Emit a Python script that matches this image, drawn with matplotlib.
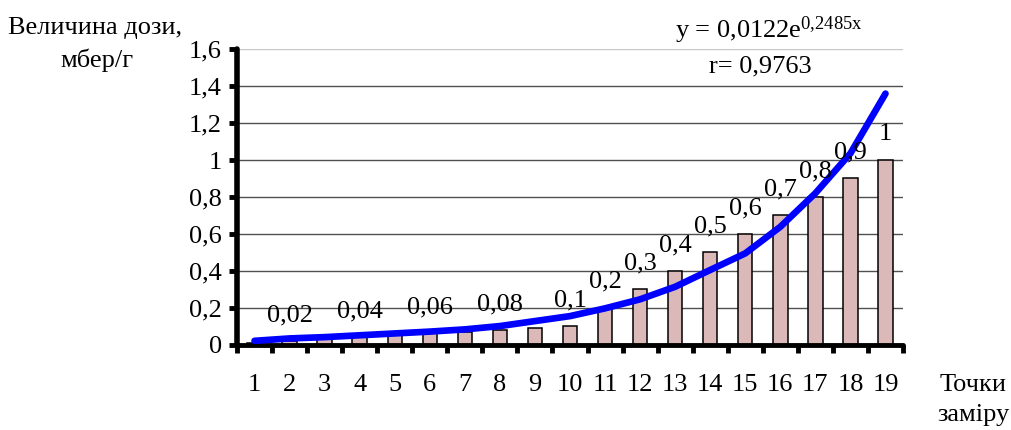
import matplotlib
matplotlib.use("Agg")
import matplotlib.pyplot as plt
import numpy as np

# ---- data ----
points = list(range(1, 20))
dose = [0.01, 0.02, 0.03, 0.04, 0.05, 0.06, 0.07, 0.08, 0.09, 0.1,
        0.2, 0.3, 0.4, 0.5, 0.6, 0.7, 0.8, 0.9, 1.0]
bar_labels = ['', '0,02', '', '0,04', '', '0,06', '', '0,08', '', '0,1',
              '0,2', '0,3', '0,4', '0,5', '0,6', '0,7', '0,8', '0,9', '1']
trend = [0.02, 0.033, 0.04, 0.05, 0.06, 0.07, 0.082, 0.10, 0.127, 0.154,
         0.196, 0.245, 0.313, 0.404, 0.494, 0.638, 0.82, 1.036, 1.36]
y_ticks = [0, 0.2, 0.4, 0.6, 0.8, 1.0, 1.2, 1.4, 1.6]
y_tick_labels = ['0', '0,2', '0,4', '0,6', '0,8', '1', '1,2', '1,4', '1,6']
y_title = ['Величина дози,', 'мбер/г']
x_title = ['Точки', 'заміру']
formula = r'y = 0,0122e$^{\mathrm{0{,}2485x}}$'
r_text = 'r= 0,9763'

plt.rcParams['font.family'] = ['Liberation Serif', 'DejaVu Serif']
plt.rcParams['mathtext.fontset'] = 'custom'
plt.rcParams['mathtext.rm'] = 'Liberation Serif'
plt.rcParams['mathtext.it'] = 'Liberation Serif'

FS = 19

fig = plt.figure(figsize=(10.11, 4.30), dpi=100)
ax = fig.add_axes([0.2344, 0.1988, 0.6588, 0.6865])

ax.set_xlim(0.5, 19.5)
ax.set_ylim(0, 1.6)

# gridlines
for v in y_ticks[1:]:
    col = '#c8c8c8' if v == 1.6 else '#505050'
    ax.axhline(v, color=col, lw=1.0, zorder=0)

bars = ax.bar(points, dose, width=0.41, color='#dcb9b9', edgecolor='black',
              linewidth=1.1, zorder=2)

ax.plot(points, trend, color='#0000ff', lw=4.8, solid_capstyle='round',
        solid_joinstyle='round', zorder=3)

for x, v, lab in zip(points, dose, bar_labels):
    if lab:
        ax.annotate(lab, (x, v), xytext=(0, 18.5), textcoords='offset points',
                    ha='center', va='center', fontsize=FS, zorder=5)

# axes styling
for s in ['top', 'right']:
    ax.spines[s].set_visible(False)
ax.spines['left'].set_linewidth(4)
ax.spines['bottom'].set_linewidth(3.5)
ax.spines['left'].set_capstyle('round')
ax.spines['bottom'].set_capstyle('round')

ax.set_yticks(y_ticks)
ax.set_yticklabels(y_tick_labels, fontsize=FS)
ax.tick_params(axis='y', direction='out', length=6, width=3.5, pad=5)

ax.set_xticks(points)
ax.set_xticklabels([str(p) for p in points], fontsize=FS)
ax.tick_params(axis='x', which='major', length=0, pad=21)
ax.set_xticks(np.arange(0.5, 20, 1.0), minor=True)
ax.tick_params(axis='x', which='minor', direction='out', length=6, width=3.5)

# titles
fig.text(95 / 1011, 1 - 28 / 430, y_title[0], ha='center', va='center', fontsize=FS)
fig.text(97 / 1011, 1 - 60 / 430, y_title[1], ha='center', va='center', fontsize=FS)
fig.text(973 / 1011, 1 - 385 / 430, x_title[0], ha='center', va='center', fontsize=FS)
fig.text(973 / 1011, 1 - 415 / 430, x_title[1], ha='center', va='center', fontsize=FS)

fig.text(769 / 1011, 1 - 30 / 430, formula, ha='center', va='center', fontsize=FS)
fig.text(760 / 1011, 1 - 66 / 430, r_text, ha='center', va='center', fontsize=FS)

fig.savefig('out.png', dpi=100)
+++
### Instructions for the task
Repeat the lines of the listing above verbatim, beginning at its first line and ending at the line containing "import numpy as np", which is included. Omit pictures.

### Finished exercise
Emit a Python script that matches this image, drawn with matplotlib.
import matplotlib
matplotlib.use("Agg")
import matplotlib.pyplot as plt
import numpy as np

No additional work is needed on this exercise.